Education systems also serve to indoctrinate students and are heavily influenced by religious and conservative values that reward allegiance to authority and patriarchy and discourages innovation and creativity. This is coupled with a conservative system of social values at the family level and a generational divide characterised by a young generation with increasing aspirations for personal autonomy but with perceived low levels of control over their lives and, consequently, little power for supporting social change.
To sum up, in the region we are faced with young dreamers who desire change but feel unable to make it happen, and an older generation who can influence things but have no desire to do so (ESCWA, 2018).
What to do? In essence, Arab countries need to think beyond temporary fixes and address the root causes of endemic development challenges. Addressing such challenges depends on the achievement of two strategic objectives: capitalising on the youth bulge through structural transformation; and reforming institutions, which is also a prerequisite for structural transformation.
Good governance would allow prudent policy design that effectively targets the disadvantaged and reduces poverty and inequality, while simultaneously ensuring a competitive and thriving economy that it is able to absorb the young and capitalise human capital in the region.
Societies where individuals are autonomous and where there is political inclusion, can find solutions to improve the quality of public services and reduce the existing gaps in labour markets, enhancing equality of opportunity. This would foster political stability and feed back into enhanced human development and economic growth.
Our report offers several entry points to stimulate public policy discussions with follow-up concrete actions to these ends.
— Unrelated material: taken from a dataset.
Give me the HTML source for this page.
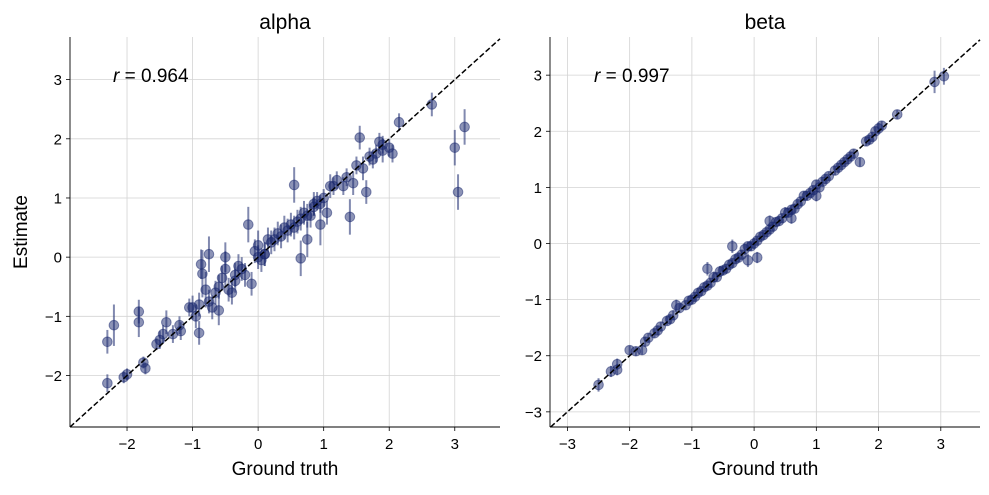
<!DOCTYPE html>
<html><head><meta charset="utf-8">
<style>
body{margin:0;background:#fff;}
svg text{font-family:"Liberation Sans","DejaVu Sans",sans-serif;fill:#000;}
</style></head>
<body>
<svg id="chart" width="989" height="490" viewBox="0 0 989 490" xmlns="http://www.w3.org/2000/svg"></svg>
<script>
const alphaTrue=[-2.3,-2.2,-2.3,-2.05,-2.0,-1.82,-1.82,-1.75,-1.72,-1.55,-1.5,-1.45,-1.4,-1.2,-1.18,-1.05,-1.0,-0.95,-0.9,-0.87,-0.85,-0.8,-0.75,-0.75,-0.7,-0.65,-0.6,-0.55,-0.5,-0.5,-0.45,-0.4,-0.35,-0.3,-0.2,-0.15,-0.1,-0.05,0.0,0.0,0.05,0.1,0.15,0.2,0.3,0.35,0.4,0.45,0.5,0.55,0.6,0.65,0.7,0.75,0.8,0.85,0.9,0.95,1.0,1.05,1.1,1.2,1.3,1.4,1.45,1.5,1.55,1.6,1.65,1.7,1.8,1.85,1.9,2.0,2.05,2.15,2.65,3.0,3.05,3.15,-1.3,-0.9,-0.6,-0.25,0.25,0.55,0.75,0.85,0.95,1.15,1.35,1.75,1.9,-0.35,0.1,0.65];
const alphaEst=[-1.43,-1.15,-2.13,-2.03,-1.98,-0.92,-1.1,-1.78,-1.88,-1.47,-1.4,-1.3,-1.1,-1.15,-1.25,-0.85,-0.85,-1.0,-1.28,-0.12,-0.28,-0.55,0.05,-0.75,-0.85,-0.6,-0.9,-0.35,-0.2,0.0,-0.55,-0.6,-0.3,-0.15,-0.3,0.55,-0.45,0.1,0.2,0.0,-0.05,0.05,0.3,0.25,0.4,0.35,0.5,0.45,0.55,1.22,0.6,-0.02,0.75,0.3,0.7,0.9,0.95,0.55,1.0,0.75,1.2,1.3,1.2,0.68,1.25,1.55,2.02,1.5,1.1,1.7,1.75,1.95,1.8,1.85,1.75,2.28,2.58,1.85,1.1,2.2,-1.3,-0.8,-0.5,-0.2,0.3,0.5,0.7,0.85,0.9,1.2,1.35,1.65,1.9,-0.4,0.05,0.65];
const alphaErr=[0.2,0.35,0.15,0.1,0.1,0.2,0.25,0.1,0.1,0.1,0.15,0.15,0.2,0.15,0.15,0.15,0.2,0.2,0.2,0.25,0.4,0.3,0.3,0.2,0.2,0.2,0.25,0.2,0.3,0.25,0.2,0.2,0.2,0.2,0.2,0.3,0.2,0.2,0.25,0.2,0.2,0.2,0.2,0.2,0.2,0.2,0.2,0.2,0.2,0.3,0.2,0.3,0.2,0.3,0.2,0.2,0.15,0.35,0.15,0.2,0.2,0.15,0.15,0.3,0.2,0.15,0.2,0.2,0.2,0.15,0.15,0.15,0.2,0.15,0.15,0.15,0.2,0.3,0.3,0.3,0.15,0.2,0.2,0.2,0.2,0.2,0.2,0.15,0.15,0.15,0.15,0.15,0.15,0.2,0.2,0.2];
const betaTrue=[-2.5,-2.3,-2.2,-2.2,-2.0,-1.9,-1.8,-1.75,-1.7,-1.6,-1.55,-1.5,-1.4,-1.35,-1.3,-1.2,-1.1,-1.05,-1.0,-0.95,-0.9,-0.85,-0.8,-0.75,-0.7,-0.65,-0.6,-0.55,-0.5,-0.45,-0.4,-0.35,-0.3,-0.25,-0.2,-0.15,-0.1,-0.05,0.0,0.05,0.1,0.15,0.2,0.25,0.3,0.35,0.4,0.45,0.5,0.55,0.6,0.65,0.7,0.75,0.8,0.85,0.9,0.95,1.0,1.05,1.1,1.15,1.2,1.3,1.35,1.4,1.45,1.5,1.55,1.6,1.7,1.8,1.85,1.9,1.95,2.0,2.05,2.3,2.9,3.05,-0.75,-0.35,0.05,0.25,0.6,1.0,-1.25,-0.1];
const betaEst=[-2.52,-2.28,-2.15,-2.25,-1.9,-1.92,-1.9,-1.75,-1.68,-1.6,-1.55,-1.48,-1.38,-1.35,-1.28,-1.15,-1.1,-1.02,-1.0,-0.95,-0.88,-0.85,-0.78,-0.75,-0.7,-0.6,-0.6,-0.5,-0.48,-0.45,-0.38,-0.35,-0.28,-0.25,-0.2,-0.1,-0.05,-0.05,0.0,0.05,0.12,0.15,0.2,0.25,0.3,0.38,0.4,0.45,0.55,0.55,0.6,0.62,0.7,0.75,0.85,0.85,0.9,0.95,1.05,1.0,1.1,1.15,1.2,1.3,1.35,1.4,1.45,1.5,1.55,1.6,1.45,1.82,1.85,1.9,2.0,2.05,2.1,2.3,2.88,2.98,-0.45,-0.05,-0.25,0.4,0.45,0.85,-1.1,-0.3];
const betaErr=[0.12,0.1,0.1,0.1,0.08,0.08,0.08,0.08,0.08,0.08,0.08,0.08,0.08,0.08,0.08,0.08,0.08,0.08,0.08,0.08,0.08,0.08,0.08,0.08,0.08,0.1,0.08,0.1,0.08,0.08,0.08,0.08,0.08,0.08,0.08,0.1,0.08,0.08,0.1,0.08,0.08,0.08,0.08,0.08,0.08,0.08,0.08,0.08,0.1,0.08,0.08,0.08,0.08,0.08,0.08,0.08,0.08,0.08,0.08,0.08,0.08,0.08,0.08,0.08,0.08,0.08,0.08,0.08,0.08,0.08,0.08,0.08,0.08,0.08,0.08,0.1,0.08,0.08,0.2,0.15,0.12,0.12,0.1,0.1,0.1,0.1,0.1,0.12];
const alphaTicks=[-2,-1,0,1,2,3];
const betaTicks=[-3,-2,-1,0,1,2,3];

const NS="http://www.w3.org/2000/svg";
const svg=document.getElementById('chart');
function mk(tag,attrs,parent){const e=document.createElementNS(NS,tag);for(const k in attrs)e.setAttribute(k,attrs[k]);(parent||svg).appendChild(e);return e;}

function panel(cfg){
  const g=mk('g',{});
  
  
  const sx=v=>cfg.x0+(v-cfg.xmin)/(cfg.xmax-cfg.xmin)*(cfg.x1-cfg.x0);
  const sy=v=>cfg.y1-(v-cfg.ymin)/(cfg.ymax-cfg.ymin)*(cfg.y1-cfg.y0);
  cfg.xt.forEach(t=>{
    const l=mk('line',{x1:sx(t),x2:sx(t),y1:cfg.y0,y2:cfg.y1,stroke:'#d3d3d3','stroke-width':0.8},g);
    
    
    mk('line',{x1:sx(t),x2:sx(t),y1:cfg.y1,y2:cfg.y1+4,stroke:'#000','stroke-width':0.8},g);
    const tx=mk('text',{x:sx(t),y:cfg.y1+22,'text-anchor':'middle','font-size':15},g);
    tx.textContent=(t<0?'\u2212'+(-t):t);
    
    
  });
  cfg.yt.forEach(t=>{
    const l=mk('line',{x1:cfg.x0,x2:cfg.x1,y1:sy(t),y2:sy(t),stroke:'#d3d3d3','stroke-width':0.8},g);
    
    
    mk('line',{x1:cfg.x0-4,x2:cfg.x0,y1:sy(t),y2:sy(t),stroke:'#000','stroke-width':0.8},g);
    const tx=mk('text',{x:cfg.x0-8,y:sy(t)+5.5,'text-anchor':'end','font-size':15},g);
    tx.textContent=(t<0?'\u2212'+(-t):t);
    
    
  });
  for(let i=0;i<cfg.tr.length;i++){
    const x=sx(cfg.tr[i]),y=sy(cfg.es[i]);
    const eb=mk('line',{x1:x,x2:x,y1:sy(cfg.es[i]+cfg.er[i]),y2:sy(cfg.es[i]-cfg.er[i]),stroke:'#19286e','stroke-opacity':0.55,'stroke-width':2},g);
    
    
    const c=mk('circle',{cx:x,cy:y,r:4.8,fill:'#19286e','fill-opacity':0.5,stroke:'#19286e','stroke-opacity':0.5,'stroke-width':1},g);
    
    
  }
  const lo=Math.max(cfg.xmin,cfg.ymin),hi=Math.min(cfg.xmax,cfg.ymax);
  const d=mk('line',{x1:sx(lo),y1:sy(lo),x2:sx(hi),y2:sy(hi),stroke:'#000','stroke-width':1.5,'stroke-dasharray':'5.5,2.5'},g);
  
  
  mk('line',{x1:cfg.x0,x2:cfg.x0,y1:cfg.y0,y2:cfg.y1,stroke:'#000','stroke-width':0.9},g);
  mk('line',{x1:cfg.x0,x2:cfg.x1,y1:cfg.y1,y2:cfg.y1,stroke:'#000','stroke-width':0.9},g);
  const tl=mk('text',{x:(cfg.x0+cfg.x1)/2,y:29,'text-anchor':'middle','font-size':21},g);
  tl.textContent=cfg.name;
  
  
  const xl=mk('text',{x:(cfg.x0+cfg.x1)/2,y:475,'text-anchor':'middle','font-size':19},g);
  xl.textContent='Ground truth';
  
  
  const rt=mk('text',{x:cfg.rx,y:82,'font-size':19},g);
  rt.innerHTML='<tspan font-style="italic">r</tspan> = '+cfg.r;
  
  
}
panel({name:'alpha',x0:70,x1:500,y0:37,y1:427,xmin:-2.87,xmax:3.69,ymin:-2.87,ymax:3.72,xt:alphaTicks,yt:[-2,-1,0,1,2,3],tr:alphaTrue,es:alphaEst,er:alphaErr,r:'0.964',rx:113});
panel({name:'beta',x0:550,x1:980,y0:37,y1:427,xmin:-3.28,xmax:3.63,ymin:-3.27,ymax:3.68,xt:betaTicks,yt:betaTicks,tr:betaTrue,es:betaEst,er:betaErr,r:'0.997',rx:594});
const yl=mk('text',{x:27,y:232,'text-anchor':'middle','font-size':19,transform:'rotate(-90 27 232)'});
yl.textContent='Estimate';


</script>
</body></html>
The recommendations include revamped commitment to public social services and social protection for all; appropriately designed cash transfers and employment guaranteed schemes for the poor and vulnerable; and decent employment via transformational growth at the national and regional levels for the middle class.
Finally, the declining trend of (mainly oil) rents per capita since 2008 – and its projected slide due to factors such as population growth and declining oil prices – provide a strong incentive for focus on social and economic inequality in Arab countries by implementing such economic policy and institutional reforms.
Abu-Ismail and Sarangi (2015)
ESCWA (2015) ‘Inequality, Autonomy and Change in the Arab Region: Social Development Report 2‘.
ESCWA (2017) ‘Rethinking Fiscal Policy In Arab Countries’.
ESCWA, UNICEF, OPHI and LAS (2017) ‘Multidimensional Poverty in Arab States’, ESCWA, United Nations Children’s Fund, Oxford Poverty and Human Development Initiative and League of Arab States.
Inequality and poverty; Political economy
In a nutshell
Improved social outcomes for young people but without commensurate progress in their economic welfare or opportunities fosters a strong sense of economic and social injustice.
The combination of economic inequality and high levels of inequality in personal autonomy creates an inequality trap, in which governance frameworks and their ensuing economic and social policies lead to socio-economic arrangements that systematically favour the interests of those with more influence.
Policy measures needed to address this trap cannot be short-term or unidimensional: what is required is a new long-term development model with economic and social justice and core governance reforms at its heart.